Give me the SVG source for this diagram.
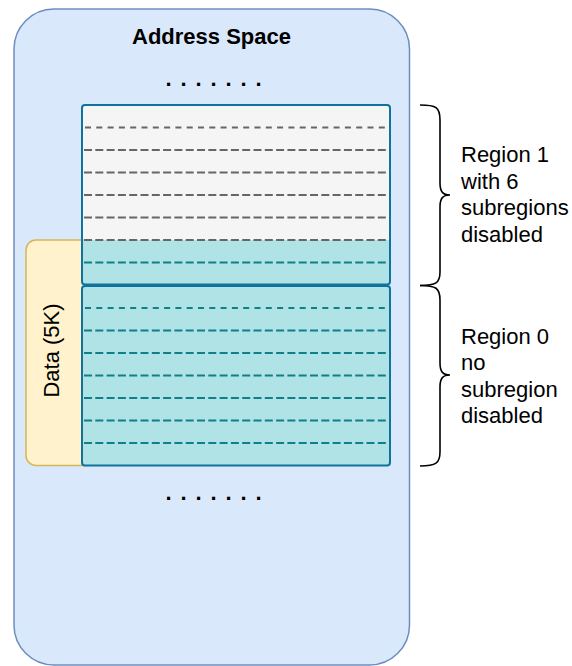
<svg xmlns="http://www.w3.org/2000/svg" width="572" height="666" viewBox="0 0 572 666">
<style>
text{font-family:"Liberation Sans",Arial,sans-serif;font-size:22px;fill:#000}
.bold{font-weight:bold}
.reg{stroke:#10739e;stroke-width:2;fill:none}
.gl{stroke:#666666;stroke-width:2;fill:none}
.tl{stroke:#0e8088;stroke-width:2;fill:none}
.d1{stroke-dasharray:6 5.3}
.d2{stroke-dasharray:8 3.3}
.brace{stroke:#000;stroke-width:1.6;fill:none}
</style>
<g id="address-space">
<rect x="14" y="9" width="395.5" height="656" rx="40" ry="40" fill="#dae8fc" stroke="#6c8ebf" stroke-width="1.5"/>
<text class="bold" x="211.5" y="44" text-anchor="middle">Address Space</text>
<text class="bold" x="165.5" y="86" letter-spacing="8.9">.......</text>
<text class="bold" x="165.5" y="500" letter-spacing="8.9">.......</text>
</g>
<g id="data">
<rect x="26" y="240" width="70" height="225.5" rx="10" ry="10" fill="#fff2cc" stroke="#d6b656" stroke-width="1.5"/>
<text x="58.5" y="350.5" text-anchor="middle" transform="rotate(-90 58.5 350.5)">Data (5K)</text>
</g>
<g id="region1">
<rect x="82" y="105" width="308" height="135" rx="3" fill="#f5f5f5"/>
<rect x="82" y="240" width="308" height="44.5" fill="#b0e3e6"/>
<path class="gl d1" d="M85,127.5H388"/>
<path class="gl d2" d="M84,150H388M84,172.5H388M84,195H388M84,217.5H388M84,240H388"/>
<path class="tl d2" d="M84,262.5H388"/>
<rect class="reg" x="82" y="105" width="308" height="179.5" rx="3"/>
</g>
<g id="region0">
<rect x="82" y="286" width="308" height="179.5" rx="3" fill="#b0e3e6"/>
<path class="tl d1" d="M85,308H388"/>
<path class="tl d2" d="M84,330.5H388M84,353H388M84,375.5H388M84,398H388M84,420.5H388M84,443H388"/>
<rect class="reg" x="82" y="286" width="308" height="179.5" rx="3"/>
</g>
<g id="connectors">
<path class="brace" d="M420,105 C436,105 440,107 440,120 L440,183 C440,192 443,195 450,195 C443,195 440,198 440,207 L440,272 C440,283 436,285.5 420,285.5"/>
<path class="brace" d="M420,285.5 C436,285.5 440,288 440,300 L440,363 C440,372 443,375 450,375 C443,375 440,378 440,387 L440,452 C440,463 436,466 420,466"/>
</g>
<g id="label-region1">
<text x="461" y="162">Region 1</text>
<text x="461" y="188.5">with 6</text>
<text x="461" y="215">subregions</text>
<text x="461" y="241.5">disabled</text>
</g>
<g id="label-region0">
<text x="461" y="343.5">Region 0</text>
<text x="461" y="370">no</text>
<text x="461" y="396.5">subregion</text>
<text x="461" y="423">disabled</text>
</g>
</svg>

(Written exercise):
Copy the material above in full and exactly, skipping pictures.

(Exercise response):
Give me the SVG source for this diagram.
<svg xmlns="http://www.w3.org/2000/svg" width="572" height="666" viewBox="0 0 572 666">
<style>
text{font-family:"Liberation Sans",Arial,sans-serif;font-size:22px;fill:#000}
.bold{font-weight:bold}
.reg{stroke:#10739e;stroke-width:2;fill:none}
.gl{stroke:#666666;stroke-width:2;fill:none}
.tl{stroke:#0e8088;stroke-width:2;fill:none}
.d1{stroke-dasharray:6 5.3}
.d2{stroke-dasharray:8 3.3}
.brace{stroke:#000;stroke-width:1.6;fill:none}
</style>
<g id="address-space">
<rect x="14" y="9" width="395.5" height="656" rx="40" ry="40" fill="#dae8fc" stroke="#6c8ebf" stroke-width="1.5"/>
<text class="bold" x="211.5" y="44" text-anchor="middle">Address Space</text>
<text class="bold" x="165.5" y="86" letter-spacing="8.9">.......</text>
<text class="bold" x="165.5" y="500" letter-spacing="8.9">.......</text>
</g>
<g id="data">
<rect x="26" y="240" width="70" height="225.5" rx="10" ry="10" fill="#fff2cc" stroke="#d6b656" stroke-width="1.5"/>
<text x="58.5" y="350.5" text-anchor="middle" transform="rotate(-90 58.5 350.5)">Data (5K)</text>
</g>
<g id="region1">
<rect x="82" y="105" width="308" height="135" rx="3" fill="#f5f5f5"/>
<rect x="82" y="240" width="308" height="44.5" fill="#b0e3e6"/>
<path class="gl d1" d="M85,127.5H388"/>
<path class="gl d2" d="M84,150H388M84,172.5H388M84,195H388M84,217.5H388M84,240H388"/>
<path class="tl d2" d="M84,262.5H388"/>
<rect class="reg" x="82" y="105" width="308" height="179.5" rx="3"/>
</g>
<g id="region0">
<rect x="82" y="286" width="308" height="179.5" rx="3" fill="#b0e3e6"/>
<path class="tl d1" d="M85,308H388"/>
<path class="tl d2" d="M84,330.5H388M84,353H388M84,375.5H388M84,398H388M84,420.5H388M84,443H388"/>
<rect class="reg" x="82" y="286" width="308" height="179.5" rx="3"/>
</g>
<g id="connectors">
<path class="brace" d="M420,105 C436,105 440,107 440,120 L440,183 C440,192 443,195 450,195 C443,195 440,198 440,207 L440,272 C440,283 436,285.5 420,285.5"/>
<path class="brace" d="M420,285.5 C436,285.5 440,288 440,300 L440,363 C440,372 443,375 450,375 C443,375 440,378 440,387 L440,452 C440,463 436,466 420,466"/>
</g>
<g id="label-region1">
<text x="461" y="162">Region 1</text>
<text x="461" y="188.5">with 6</text>
<text x="461" y="215">subregions</text>
<text x="461" y="241.5">disabled</text>
</g>
<g id="label-region0">
<text x="461" y="343.5">Region 0</text>
<text x="461" y="370">no</text>
<text x="461" y="396.5">subregion</text>
<text x="461" y="423">disabled</text>
</g>
</svg>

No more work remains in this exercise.